((

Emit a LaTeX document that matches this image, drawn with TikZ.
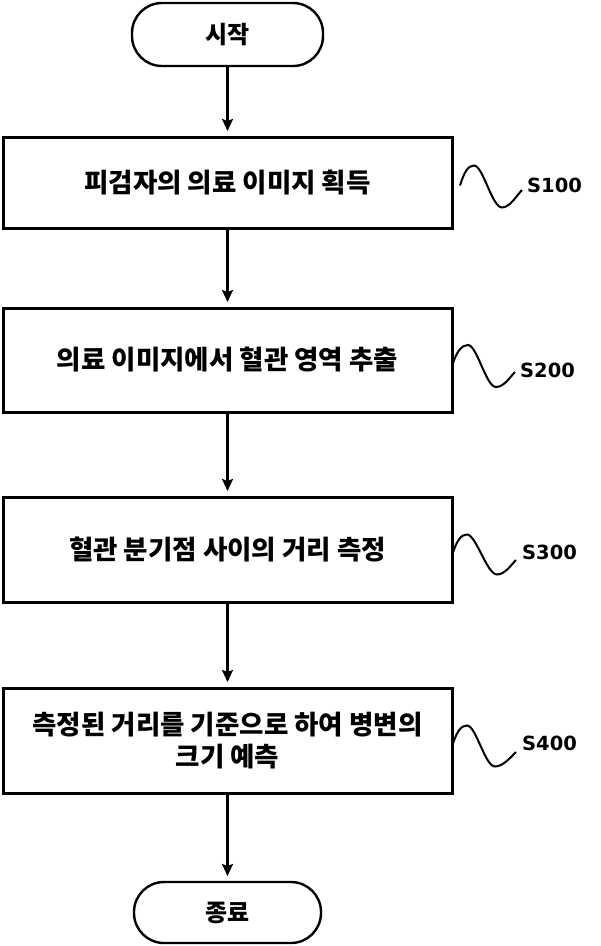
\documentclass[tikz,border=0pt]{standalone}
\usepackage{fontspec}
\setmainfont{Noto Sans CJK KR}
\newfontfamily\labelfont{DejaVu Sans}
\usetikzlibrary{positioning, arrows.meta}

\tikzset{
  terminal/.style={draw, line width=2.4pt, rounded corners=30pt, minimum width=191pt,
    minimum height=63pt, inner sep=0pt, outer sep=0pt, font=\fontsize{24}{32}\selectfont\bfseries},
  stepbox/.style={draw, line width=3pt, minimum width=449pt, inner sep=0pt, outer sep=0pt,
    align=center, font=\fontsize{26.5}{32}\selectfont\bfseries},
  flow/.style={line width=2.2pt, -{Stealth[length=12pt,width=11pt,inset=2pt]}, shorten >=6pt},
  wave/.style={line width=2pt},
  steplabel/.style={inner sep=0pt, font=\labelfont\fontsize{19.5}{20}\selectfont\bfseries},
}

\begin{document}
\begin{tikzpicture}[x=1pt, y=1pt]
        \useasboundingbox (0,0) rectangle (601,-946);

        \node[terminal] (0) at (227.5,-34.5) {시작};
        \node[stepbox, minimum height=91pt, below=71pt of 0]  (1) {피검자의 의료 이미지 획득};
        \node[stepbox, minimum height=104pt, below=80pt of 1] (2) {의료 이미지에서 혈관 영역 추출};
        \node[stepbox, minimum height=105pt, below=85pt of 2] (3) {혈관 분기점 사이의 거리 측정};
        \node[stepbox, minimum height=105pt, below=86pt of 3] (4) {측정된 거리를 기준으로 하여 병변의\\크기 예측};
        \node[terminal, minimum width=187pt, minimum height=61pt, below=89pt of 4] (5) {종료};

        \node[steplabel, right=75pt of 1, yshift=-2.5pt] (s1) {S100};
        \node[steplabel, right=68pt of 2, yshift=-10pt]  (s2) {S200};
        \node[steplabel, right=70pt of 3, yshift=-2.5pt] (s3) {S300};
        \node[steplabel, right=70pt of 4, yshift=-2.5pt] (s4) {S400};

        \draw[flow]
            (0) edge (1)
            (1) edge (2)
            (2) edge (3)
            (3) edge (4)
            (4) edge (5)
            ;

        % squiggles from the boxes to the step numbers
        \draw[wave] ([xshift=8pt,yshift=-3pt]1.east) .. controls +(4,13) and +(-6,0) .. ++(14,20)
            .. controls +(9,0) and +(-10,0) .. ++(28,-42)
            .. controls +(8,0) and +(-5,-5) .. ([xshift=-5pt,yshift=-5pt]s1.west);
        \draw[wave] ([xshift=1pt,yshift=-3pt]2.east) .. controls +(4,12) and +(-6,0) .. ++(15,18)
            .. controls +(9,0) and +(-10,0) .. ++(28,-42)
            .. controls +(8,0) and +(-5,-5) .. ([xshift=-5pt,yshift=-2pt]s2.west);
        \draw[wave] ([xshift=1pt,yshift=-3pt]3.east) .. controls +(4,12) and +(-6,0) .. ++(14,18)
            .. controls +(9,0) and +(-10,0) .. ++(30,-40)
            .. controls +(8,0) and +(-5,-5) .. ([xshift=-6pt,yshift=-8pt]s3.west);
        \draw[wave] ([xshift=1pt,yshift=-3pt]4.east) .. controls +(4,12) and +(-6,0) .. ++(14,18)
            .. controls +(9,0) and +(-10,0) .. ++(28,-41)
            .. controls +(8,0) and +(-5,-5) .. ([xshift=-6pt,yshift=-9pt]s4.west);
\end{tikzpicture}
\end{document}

))
((

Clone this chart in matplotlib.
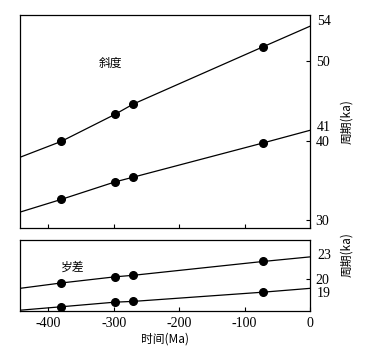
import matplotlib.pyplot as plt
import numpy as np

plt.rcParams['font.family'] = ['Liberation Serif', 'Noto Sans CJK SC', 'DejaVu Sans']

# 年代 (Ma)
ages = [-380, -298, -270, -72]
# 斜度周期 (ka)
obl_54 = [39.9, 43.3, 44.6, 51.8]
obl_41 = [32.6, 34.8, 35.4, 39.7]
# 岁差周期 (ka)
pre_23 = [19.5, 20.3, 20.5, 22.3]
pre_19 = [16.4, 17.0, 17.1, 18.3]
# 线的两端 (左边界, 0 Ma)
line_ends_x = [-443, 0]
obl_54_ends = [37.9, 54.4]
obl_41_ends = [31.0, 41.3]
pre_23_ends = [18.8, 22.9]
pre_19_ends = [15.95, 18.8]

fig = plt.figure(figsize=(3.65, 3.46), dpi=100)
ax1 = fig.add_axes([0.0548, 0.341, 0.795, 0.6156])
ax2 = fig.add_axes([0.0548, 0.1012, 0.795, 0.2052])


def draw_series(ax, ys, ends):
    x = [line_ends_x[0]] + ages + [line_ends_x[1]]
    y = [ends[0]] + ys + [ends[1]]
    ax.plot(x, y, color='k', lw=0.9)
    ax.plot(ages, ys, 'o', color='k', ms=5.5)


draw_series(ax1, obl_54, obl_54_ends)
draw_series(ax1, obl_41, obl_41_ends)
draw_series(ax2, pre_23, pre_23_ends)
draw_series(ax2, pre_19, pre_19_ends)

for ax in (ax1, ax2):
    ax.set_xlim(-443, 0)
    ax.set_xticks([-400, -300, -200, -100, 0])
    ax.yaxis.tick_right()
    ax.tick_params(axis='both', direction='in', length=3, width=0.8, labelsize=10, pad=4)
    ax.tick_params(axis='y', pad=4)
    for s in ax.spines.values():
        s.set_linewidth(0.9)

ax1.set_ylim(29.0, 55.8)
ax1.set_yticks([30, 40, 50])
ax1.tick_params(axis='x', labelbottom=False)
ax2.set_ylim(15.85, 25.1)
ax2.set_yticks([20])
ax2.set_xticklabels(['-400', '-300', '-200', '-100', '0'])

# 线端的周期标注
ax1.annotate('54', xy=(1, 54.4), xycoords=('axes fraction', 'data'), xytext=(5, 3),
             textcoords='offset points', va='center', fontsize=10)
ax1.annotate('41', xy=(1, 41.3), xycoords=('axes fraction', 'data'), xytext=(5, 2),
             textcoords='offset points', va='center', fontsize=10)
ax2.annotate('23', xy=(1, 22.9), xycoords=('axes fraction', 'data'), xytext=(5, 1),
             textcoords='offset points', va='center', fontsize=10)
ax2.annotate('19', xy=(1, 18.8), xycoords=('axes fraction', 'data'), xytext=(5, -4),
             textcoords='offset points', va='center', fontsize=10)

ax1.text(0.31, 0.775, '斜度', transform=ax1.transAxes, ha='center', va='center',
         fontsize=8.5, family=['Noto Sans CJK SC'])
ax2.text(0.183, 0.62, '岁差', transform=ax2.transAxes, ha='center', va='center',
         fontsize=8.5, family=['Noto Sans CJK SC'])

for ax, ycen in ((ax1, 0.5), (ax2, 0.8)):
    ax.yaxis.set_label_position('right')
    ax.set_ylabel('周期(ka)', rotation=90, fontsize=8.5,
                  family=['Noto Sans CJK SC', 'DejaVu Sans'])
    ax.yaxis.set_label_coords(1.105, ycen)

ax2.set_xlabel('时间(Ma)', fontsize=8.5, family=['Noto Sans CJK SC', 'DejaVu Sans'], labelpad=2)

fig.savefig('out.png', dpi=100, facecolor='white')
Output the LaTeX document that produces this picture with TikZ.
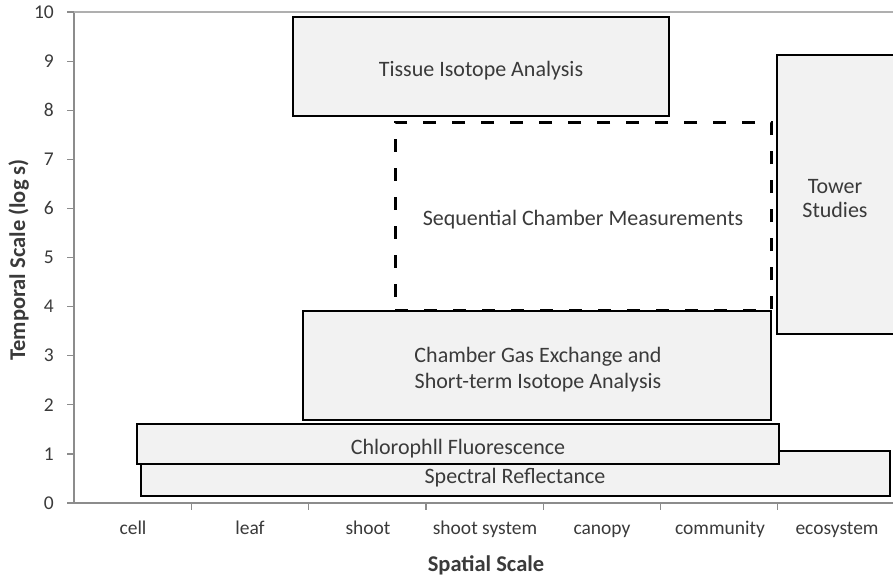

))

■ **Task instructions**
Repeat exactly, and only, the lines between the line holding "Clone this chart in matplotlib." and the line holding "pre_19_ends = [15.95, 18.8]", inclusive, leaving pictures out.

■ **Correct response**
Clone this chart in matplotlib.
import matplotlib.pyplot as plt
import numpy as np

plt.rcParams['font.family'] = ['Liberation Serif', 'Noto Sans CJK SC', 'DejaVu Sans']

# 年代 (Ma)
ages = [-380, -298, -270, -72]
# 斜度周期 (ka)
obl_54 = [39.9, 43.3, 44.6, 51.8]
obl_41 = [32.6, 34.8, 35.4, 39.7]
# 岁差周期 (ka)
pre_23 = [19.5, 20.3, 20.5, 22.3]
pre_19 = [16.4, 17.0, 17.1, 18.3]
# 线的两端 (左边界, 0 Ma)
line_ends_x = [-443, 0]
obl_54_ends = [37.9, 54.4]
obl_41_ends = [31.0, 41.3]
pre_23_ends = [18.8, 22.9]
pre_19_ends = [15.95, 18.8]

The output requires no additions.